The Cooperative Family Fund was established at the end of 2022 to support children of active electric cooperative employees who pass away. The fund is a small way for the network to support cooperative families during difficult times.
Children in the program have an initial investment made on their behalf by the Cooperative Family Fund into an account with Homestead Funds. This investment grows as the child ages. On the first day of the month following their 18th birthday, the child will receive all proceeds from their account, which can be used for college or any other expenses related to launching themselves into adulthood. The fund also provides children with a memory book with pictures and stories from their deceased parent’s coworkers at their cooperative.
NRECA Board President and CFC Director Tony Anderson conceived of the Cooperative Family Fund after finishing his 17-year goal of completing a marathon in each state while raising money for Big Brothers Big Sisters of NW Michigan. As he finished his marathon journey, Anderson learned about a Michigan cooperative that lost a line worker who had six children.
“I simply wondered what was going to happen to those kids,” Anderson said. “At the same time, I was looking for ‘what’s next’ for me after the completion of 51 marathons [each state plus D.C.].”
He began discussing the idea of the Cooperative Family Fund with several cooperatives, including CFC during its strategic planning session in January 2022. After fine-tuning the mechanics and processes, the fund was set up as a Michigan based 501(c)(3) charitable organization, and was operational just before the end of 2022.

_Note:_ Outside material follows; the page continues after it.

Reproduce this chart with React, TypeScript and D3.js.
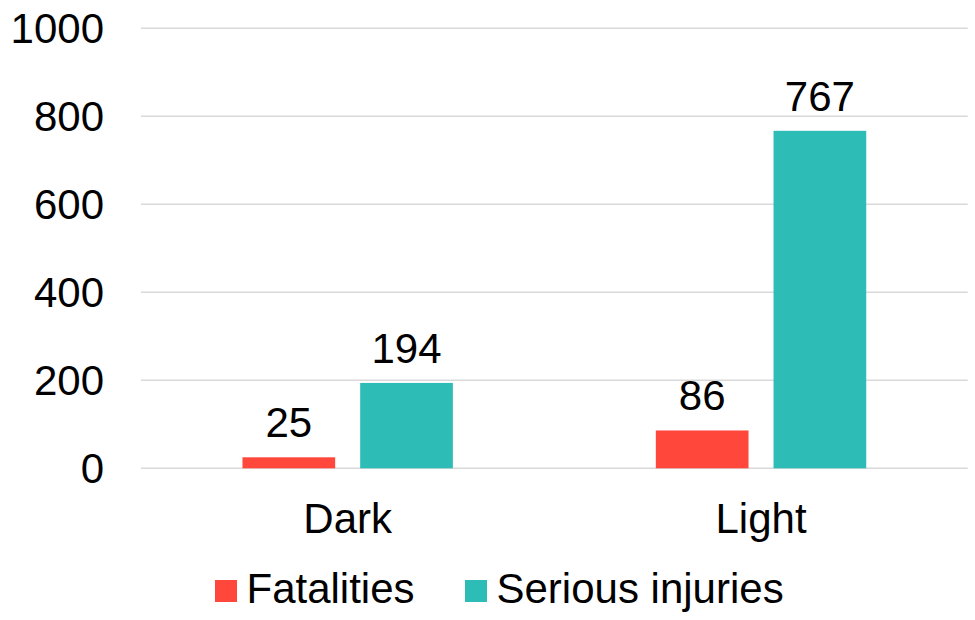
import React from "react";
import * as d3 from "d3";

const categories = ["Dark", "Light"];
const seriesNames = ["Fatalities", "Serious injuries"];
const fatalities = [25, 86];
const seriousInjuries = [194, 767];
const yTicks = [0, 200, 400, 600, 800, 1000];
const colors = ["#ff473b", "#2ebdb6"];

const W = 975;
const H = 620;
const FONT = "Liberation Sans, Arial, sans-serif";
const FS = 42;

export default function App() {
  const x0 = d3.scaleBand<string>().domain(categories).range([141, 967.7]).paddingInner(0).paddingOuter(0);
  const groupWidth = 210.4;
  const x1 = d3
    .scaleBand<string>()
    .domain(seriesNames)
    .range([(x0.bandwidth() - groupWidth) / 2, (x0.bandwidth() + groupWidth) / 2])
    .paddingInner(0.2124);
  const y = d3.scaleLinear().domain([0, 1000]).range([468.3, 28.3]);

  const series = [fatalities, seriousInjuries];

  return (
    <svg
      width={W}
      height={H}
      style={{ position: "absolute", left: 0, top: 0, background: "#fff" }}
      fontFamily={FONT}
    >
      {yTicks.map((t) => (
        <g key={t}>
          <line x1={141} x2={967.7} y1={y(t)} y2={y(t)} stroke="#d9d9d9" strokeWidth={1.5} />
          <text x={104} y={y(t)} dy="0.36em" textAnchor="end" fontSize={FS} fill="#000">
            {t}
          </text>
        </g>
      ))}
      {categories.map((c, ci) => (
        <g key={c} transform={`translate(${x0(c)},0)`}>
          {seriesNames.map((s, si) => {
            const v = series[si][ci];
            const bx = x1(s)!;
            return (
              <g key={s}>
                <rect x={bx} y={y(v)} width={x1.bandwidth()} height={y(0) - y(v)} fill={colors[si]} />
                <text
                  x={bx + x1.bandwidth() / 2}
                  y={y(v) - 20}
                  textAnchor="middle"
                  fontSize={FS}
                  fill="#000"
                >
                  {v}
                </text>
              </g>
            );
          })}
          <text x={x0.bandwidth() / 2} y={533.3} textAnchor="middle" fontSize={FS} fill="#000">
            {c}
          </text>
        </g>
      ))}
      {seriesNames.map((s, si) => {
        const lx = [215, 465][si];
        return (
          <g key={s}>
            <rect x={lx} y={580} width={22} height={22} fill={colors[si]} />
            <text x={lx + 31.5} y={603.3} fontSize={FS} fill="#000">
              {s}
            </text>
          </g>
        );
      })}
    </svg>
  );
}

“While we are not yet a household name and more donations are needed, the fund has been received very well,” Anderson said. “We have nearly 200 cooperatives contributing, and the number continues to grow. Everyone has immediately understood the need and simplicity of the organization.”
Anderson said the next steps for the charity are “fundraising, fundraising, fundraising.”

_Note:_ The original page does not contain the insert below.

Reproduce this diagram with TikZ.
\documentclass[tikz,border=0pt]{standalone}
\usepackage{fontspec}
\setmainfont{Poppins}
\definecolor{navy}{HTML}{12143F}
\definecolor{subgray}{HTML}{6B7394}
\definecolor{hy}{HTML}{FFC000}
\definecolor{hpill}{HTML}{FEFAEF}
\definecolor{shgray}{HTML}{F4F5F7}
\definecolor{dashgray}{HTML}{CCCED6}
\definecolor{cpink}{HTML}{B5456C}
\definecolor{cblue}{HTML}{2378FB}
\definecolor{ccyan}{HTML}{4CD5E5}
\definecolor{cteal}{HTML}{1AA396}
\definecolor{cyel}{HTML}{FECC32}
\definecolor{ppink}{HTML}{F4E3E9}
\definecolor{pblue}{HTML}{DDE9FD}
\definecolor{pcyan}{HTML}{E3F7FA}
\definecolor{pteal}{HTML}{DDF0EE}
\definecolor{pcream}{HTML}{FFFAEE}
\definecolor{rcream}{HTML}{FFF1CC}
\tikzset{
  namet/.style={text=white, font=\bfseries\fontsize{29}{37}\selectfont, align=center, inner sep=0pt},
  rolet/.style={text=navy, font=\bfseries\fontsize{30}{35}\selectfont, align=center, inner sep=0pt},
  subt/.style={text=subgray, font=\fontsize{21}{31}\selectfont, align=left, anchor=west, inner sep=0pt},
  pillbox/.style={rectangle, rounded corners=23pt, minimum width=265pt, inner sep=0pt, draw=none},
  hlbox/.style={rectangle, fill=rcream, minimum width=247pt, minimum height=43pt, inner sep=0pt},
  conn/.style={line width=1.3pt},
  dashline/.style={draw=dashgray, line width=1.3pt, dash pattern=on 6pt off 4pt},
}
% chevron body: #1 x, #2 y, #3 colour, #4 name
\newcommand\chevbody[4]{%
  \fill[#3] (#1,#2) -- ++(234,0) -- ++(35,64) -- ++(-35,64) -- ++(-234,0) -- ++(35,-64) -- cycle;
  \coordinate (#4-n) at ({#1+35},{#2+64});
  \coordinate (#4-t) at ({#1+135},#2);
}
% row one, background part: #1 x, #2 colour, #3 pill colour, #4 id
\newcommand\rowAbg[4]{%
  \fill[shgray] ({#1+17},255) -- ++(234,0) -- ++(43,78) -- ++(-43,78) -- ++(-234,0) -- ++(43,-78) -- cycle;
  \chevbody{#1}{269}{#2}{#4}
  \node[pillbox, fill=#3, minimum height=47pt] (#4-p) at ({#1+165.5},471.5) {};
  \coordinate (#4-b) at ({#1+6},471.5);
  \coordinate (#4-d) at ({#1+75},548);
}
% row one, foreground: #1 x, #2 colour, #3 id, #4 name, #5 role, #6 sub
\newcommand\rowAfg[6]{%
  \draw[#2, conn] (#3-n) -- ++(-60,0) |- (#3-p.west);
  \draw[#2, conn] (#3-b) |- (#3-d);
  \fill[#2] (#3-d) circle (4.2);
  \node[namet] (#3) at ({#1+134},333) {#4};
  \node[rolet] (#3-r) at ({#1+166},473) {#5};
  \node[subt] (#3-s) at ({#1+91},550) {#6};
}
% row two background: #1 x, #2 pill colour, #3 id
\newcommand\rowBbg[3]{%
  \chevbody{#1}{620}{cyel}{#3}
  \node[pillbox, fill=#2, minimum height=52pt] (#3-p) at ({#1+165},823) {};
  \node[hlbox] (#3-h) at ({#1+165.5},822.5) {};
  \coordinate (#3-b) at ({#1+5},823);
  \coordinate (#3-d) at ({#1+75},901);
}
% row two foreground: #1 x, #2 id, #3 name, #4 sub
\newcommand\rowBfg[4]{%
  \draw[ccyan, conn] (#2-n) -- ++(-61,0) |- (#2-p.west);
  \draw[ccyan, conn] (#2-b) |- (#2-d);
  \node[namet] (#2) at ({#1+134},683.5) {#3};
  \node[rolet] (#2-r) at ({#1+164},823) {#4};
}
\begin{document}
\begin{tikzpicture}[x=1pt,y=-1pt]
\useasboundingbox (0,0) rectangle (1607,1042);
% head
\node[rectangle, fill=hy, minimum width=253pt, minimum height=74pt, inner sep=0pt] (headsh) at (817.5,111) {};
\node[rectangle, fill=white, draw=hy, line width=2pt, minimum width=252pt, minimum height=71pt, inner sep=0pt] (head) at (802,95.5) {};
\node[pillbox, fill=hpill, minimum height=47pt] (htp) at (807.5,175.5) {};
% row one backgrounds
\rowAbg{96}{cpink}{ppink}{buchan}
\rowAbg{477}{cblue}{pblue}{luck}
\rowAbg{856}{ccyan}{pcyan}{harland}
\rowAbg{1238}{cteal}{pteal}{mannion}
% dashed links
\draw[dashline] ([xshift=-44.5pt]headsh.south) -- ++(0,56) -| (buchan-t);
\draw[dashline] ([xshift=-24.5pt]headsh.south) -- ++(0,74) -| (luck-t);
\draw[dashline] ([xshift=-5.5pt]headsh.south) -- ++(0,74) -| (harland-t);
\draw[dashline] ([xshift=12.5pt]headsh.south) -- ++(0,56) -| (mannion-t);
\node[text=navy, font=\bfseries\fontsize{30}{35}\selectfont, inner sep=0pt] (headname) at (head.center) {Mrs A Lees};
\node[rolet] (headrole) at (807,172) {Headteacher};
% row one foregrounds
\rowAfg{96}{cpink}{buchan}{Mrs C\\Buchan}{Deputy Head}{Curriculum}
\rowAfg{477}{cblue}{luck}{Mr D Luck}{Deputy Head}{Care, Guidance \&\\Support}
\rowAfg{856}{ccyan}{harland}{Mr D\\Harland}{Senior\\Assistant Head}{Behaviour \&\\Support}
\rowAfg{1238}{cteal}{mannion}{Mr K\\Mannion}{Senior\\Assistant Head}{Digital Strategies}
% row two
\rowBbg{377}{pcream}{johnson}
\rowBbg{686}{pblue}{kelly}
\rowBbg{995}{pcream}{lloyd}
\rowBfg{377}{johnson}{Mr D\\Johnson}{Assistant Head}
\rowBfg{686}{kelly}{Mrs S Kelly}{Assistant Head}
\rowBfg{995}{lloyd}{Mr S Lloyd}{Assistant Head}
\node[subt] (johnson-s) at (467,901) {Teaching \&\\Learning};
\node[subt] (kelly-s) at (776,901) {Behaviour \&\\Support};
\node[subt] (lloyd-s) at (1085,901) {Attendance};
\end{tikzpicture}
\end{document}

“CFC and NRECA gave us a great kick-off at PowerXchange in Nashville when they each donated $50,000,” Anderson said. “We have at least one donation from almost every state with a cooperative. We have had some five-figure donations from individual cooperatives and statewide organizations as well. The Michigan Electric Cooperative Association just made the largest donation to date of $100,000. We have individuals doing monthly recurring donations. Other cooperatives have had fundraisers among their employee groups. It really is a grassroots effort that is growing.”
Despite launching just six months ago, the Cooperative Family Fund is already serving kids from 3 months old to age 18. The fund’s first check will go to an 18-year-old from Alaska in August.
“To get $10,000 into every child’s investment is our goal,” Anderson said. “This will require hundreds of cooperatives to join in this effort. We also need to get the vendors that serve our industry involved. We need to write policies and firm up our procedures as the organization grows. We want a strong organization capable of doing more in the future.”
Monroe County Electric Cooperative President/CEO and former CFC Board President Alan Wattles said, “It has been incredible to see how far this effort has come in the past 12 months. CFC has been a wonderful supporter, not only financially, but also with promoting the fund.”